• YOUR OBJECTIVE: Quote all lines below exactly. Images stay out.
# start of GIVEN DATA
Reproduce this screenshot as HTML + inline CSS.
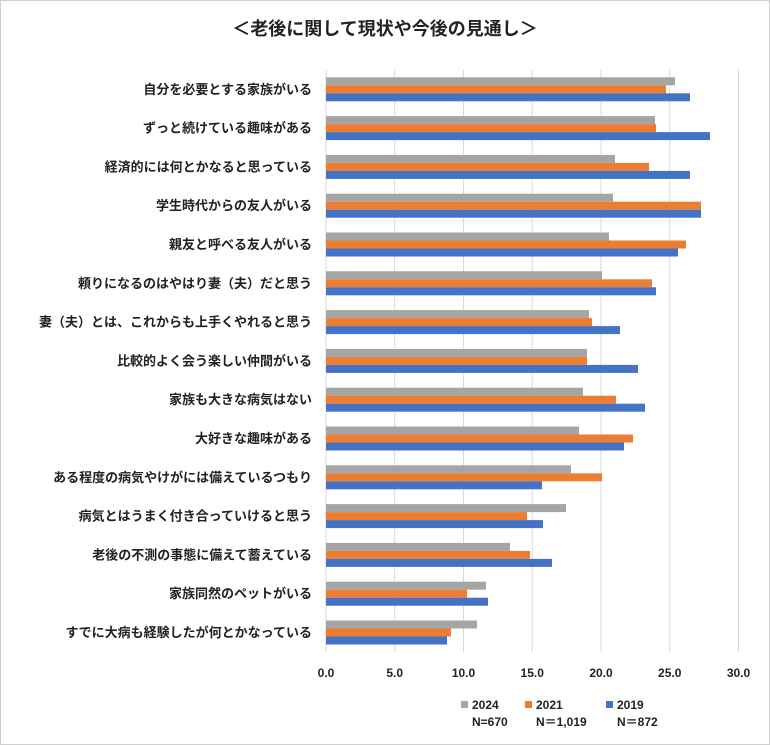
<!DOCTYPE html>
<html><head><meta charset="utf-8"><style>
body{margin:0;background:#fff}
svg{display:block}
text{font-family:"Liberation Sans","Noto Sans CJK JP",sans-serif;fill:#222}
</style></head><body>
<svg width="770" height="745" viewBox="0 0 770 745" xmlns="http://www.w3.org/2000/svg">
<rect x="0.5" y="0.5" width="769" height="744" fill="#fff" stroke="#d0d0d0"/>
<text x="385" y="35" text-anchor="middle" font-size="18" font-weight="bold">＜老後に関して現状や今後の見通し＞</text>
<g stroke="#d9d9d9" stroke-width="1">
<line x1="326" y1="70" x2="326" y2="652"/><line x1="394.7" y1="70" x2="394.7" y2="652"/>
<line x1="463.5" y1="70" x2="463.5" y2="652"/><line x1="532.2" y1="70" x2="532.2" y2="652"/>
<line x1="601" y1="70" x2="601" y2="652"/><line x1="669.7" y1="70" x2="669.7" y2="652"/>
<line x1="738.5" y1="70" x2="738.5" y2="652"/>
</g>
<g id="bars"></g>
<g font-size="12" font-weight="bold" text-anchor="middle">
<text x="326" y="677">0.0</text><text x="394.7" y="677">5.0</text><text x="463.5" y="677">10.0</text>
<text x="532.2" y="677">15.0</text><text x="601" y="677">20.0</text><text x="669.7" y="677">25.0</text><text x="738.5" y="677">30.0</text>
</g>
<g font-size="12" font-weight="bold">
<rect x="461" y="701" width="7" height="7" fill="#a5a5a5"/><text x="472" y="709">2024</text><text x="472" y="726">N=670</text>
<rect x="525" y="701" width="7" height="7" fill="#ed7d31"/><text x="536" y="709">2021</text><text x="536" y="726">N＝1,019</text>
<rect x="606" y="701" width="7" height="7" fill="#4472c4"/><text x="617" y="709">2019</text><text x="617" y="726">N＝872</text>
</g>
<g id="labels" font-size="13" font-weight="bold" text-anchor="end"></g>
</svg>
<script>
var d=[["自分を必要とする家族がいる",675,666,690],["ずっと続けている趣味がある",655,656,710],["経済的には何とかなると思っている",615,649,690],["学生時代からの友人がいる",613,701,701],["親友と呼べる友人がいる",609,686,678],["頼りになるのはやはり妻（夫）だと思う",602,652,656],["妻（夫）とは、これからも上手くやれると思う",589,592,620],["比較的よく会う楽しい仲間がいる",587,587,638],["家族も大きな病気はない",583,616,645],["大好きな趣味がある",579,633,624],["ある程度の病気やけがには備えているつもり",571,602,542],["病気とはうまく付き合っていけると思う",566,527,543],["老後の不測の事態に備えて蓄えている",510,530,552],["家族同然のペットがいる",486,467,488],["すでに大病も経験したが何とかなっている",477,451,447]];
var ns="http://www.w3.org/2000/svg",b=document.getElementById("bars"),l=document.getElementById("labels"),c=["#a5a5a5","#ed7d31","#4472c4"];
d.forEach(function(r,i){var y=77.3+i*38.8;for(var k=0;k<3;k++){var e=document.createElementNS(ns,"rect");e.setAttribute("x",326);e.setAttribute("y",y+k*8);e.setAttribute("width",r[k+1]-326);e.setAttribute("height",8);e.setAttribute("fill",c[k]);b.appendChild(e);}
var t=document.createElementNS(ns,"text");t.setAttribute("x",312);t.setAttribute("y",y+16.5);t.textContent=r[0];l.appendChild(t);});
</script>
</body></html>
# end of GIVEN DATA
• TASK OUTPUT:
Reproduce this screenshot as HTML + inline CSS.
<!DOCTYPE html>
<html><head><meta charset="utf-8"><style>
body{margin:0;background:#fff}
svg{display:block}
text{font-family:"Liberation Sans","Noto Sans CJK JP",sans-serif;fill:#222}
</style></head><body>
<svg width="770" height="745" viewBox="0 0 770 745" xmlns="http://www.w3.org/2000/svg">
<rect x="0.5" y="0.5" width="769" height="744" fill="#fff" stroke="#d0d0d0"/>
<text x="385" y="35" text-anchor="middle" font-size="18" font-weight="bold">＜老後に関して現状や今後の見通し＞</text>
<g stroke="#d9d9d9" stroke-width="1">
<line x1="326" y1="70" x2="326" y2="652"/><line x1="394.7" y1="70" x2="394.7" y2="652"/>
<line x1="463.5" y1="70" x2="463.5" y2="652"/><line x1="532.2" y1="70" x2="532.2" y2="652"/>
<line x1="601" y1="70" x2="601" y2="652"/><line x1="669.7" y1="70" x2="669.7" y2="652"/>
<line x1="738.5" y1="70" x2="738.5" y2="652"/>
</g>
<g id="bars"></g>
<g font-size="12" font-weight="bold" text-anchor="middle">
<text x="326" y="677">0.0</text><text x="394.7" y="677">5.0</text><text x="463.5" y="677">10.0</text>
<text x="532.2" y="677">15.0</text><text x="601" y="677">20.0</text><text x="669.7" y="677">25.0</text><text x="738.5" y="677">30.0</text>
</g>
<g font-size="12" font-weight="bold">
<rect x="461" y="701" width="7" height="7" fill="#a5a5a5"/><text x="472" y="709">2024</text><text x="472" y="726">N=670</text>
<rect x="525" y="701" width="7" height="7" fill="#ed7d31"/><text x="536" y="709">2021</text><text x="536" y="726">N＝1,019</text>
<rect x="606" y="701" width="7" height="7" fill="#4472c4"/><text x="617" y="709">2019</text><text x="617" y="726">N＝872</text>
</g>
<g id="labels" font-size="13" font-weight="bold" text-anchor="end"></g>
</svg>
<script>
var d=[["自分を必要とする家族がいる",675,666,690],["ずっと続けている趣味がある",655,656,710],["経済的には何とかなると思っている",615,649,690],["学生時代からの友人がいる",613,701,701],["親友と呼べる友人がいる",609,686,678],["頼りになるのはやはり妻（夫）だと思う",602,652,656],["妻（夫）とは、これからも上手くやれると思う",589,592,620],["比較的よく会う楽しい仲間がいる",587,587,638],["家族も大きな病気はない",583,616,645],["大好きな趣味がある",579,633,624],["ある程度の病気やけがには備えているつもり",571,602,542],["病気とはうまく付き合っていけると思う",566,527,543],["老後の不測の事態に備えて蓄えている",510,530,552],["家族同然のペットがいる",486,467,488],["すでに大病も経験したが何とかなっている",477,451,447]];
var ns="http://www.w3.org/2000/svg",b=document.getElementById("bars"),l=document.getElementById("labels"),c=["#a5a5a5","#ed7d31","#4472c4"];
d.forEach(function(r,i){var y=77.3+i*38.8;for(var k=0;k<3;k++){var e=document.createElementNS(ns,"rect");e.setAttribute("x",326);e.setAttribute("y",y+k*8);e.setAttribute("width",r[k+1]-326);e.setAttribute("height",8);e.setAttribute("fill",c[k]);b.appendChild(e);}
var t=document.createElementNS(ns,"text");t.setAttribute("x",312);t.setAttribute("y",y+16.5);t.textContent=r[0];l.appendChild(t);});
</script>
</body></html>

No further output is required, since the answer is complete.